Best known for his membership in the pioneering jazz-rock ensemble Tortoise—and now the elder statesman among a crew of 21st-century Chicago renegades bringing a fresh elasticity to the AACM slogan “ancient to the future”—guitarist Jeff Parker says in the liner notes to Suite for Max Brown that he is always alert for “ways to be surprised.” That intrepid curiosity permeates the album, a collection dedicated to his still-living mother Maxine that has a mix-taper’s love of abrupt mood shifts and variable textures.

The opener, “Build a Nest,” sounds like a droogy cartoon theme spiked by breakbeats and some altered vocals from Parker’s daughter Ruby. It morphs into a 25-second interlude splashed with an Otis Redding sample that yields in turn to “Fusion Swirl,” Parker’s one-man band of driving bass and drum lines, siren drone, and a sound like asphalt shingles being torn off a roof.

Suddenly, a live quartet ushers in a gleaming but still beatific cover of Coltrane’s “After the Rain,” with Parker’s guitar and Josh Johnson’s electric keys subbing for the sax and the cymbals of Jamire Williams gilding the ethereal essence. Then it’s back to Parker the mixer, messing with a glockenspiel on “Metamorphoses,” fluffing it up with riffs from a Korg MS-20 that gently undulate like a waterbed. That in turn swings into a pumped-up interpolation of Joe Henderson’s “Black Narcissus,” retitled “Gnarciss,” featuring a sextet that includes cello, piccolo trumpet, and Makaya McCraven on drums.

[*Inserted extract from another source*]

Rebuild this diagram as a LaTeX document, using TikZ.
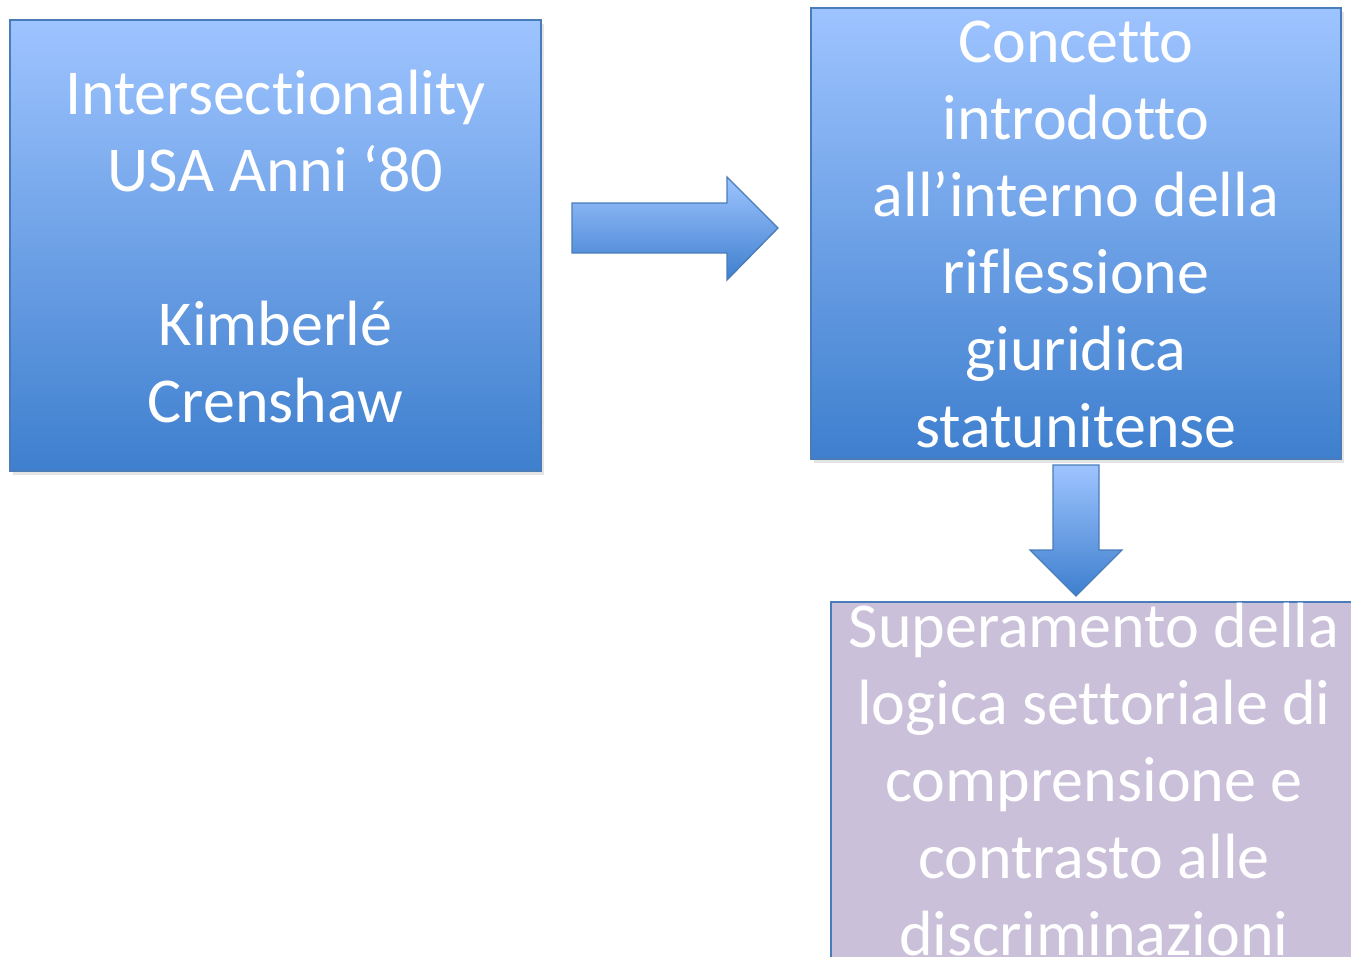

McCraven is also present for the relentlessly busy “Go Away,” with Parker’s nimbly picked, lighthearted single notes rebuffing the industrious bass and drums battening down the groove, until the whole enterprise starts flirting with the notion of becoming a martial blues. The final number, “Max Brown,” is a 10-minute, 36-second sound buffet and the magnum opus on an 11-song collection that clocks in under 40 minutes. It features the beat-centric melodicism of backpacker hip-hop, occasionally peeled back to showcase some arresting textures, a journey that buffs your equilibrium like a good night’s sleep. Can’t wait to hear how Jeff Parker tries to surprise himself next.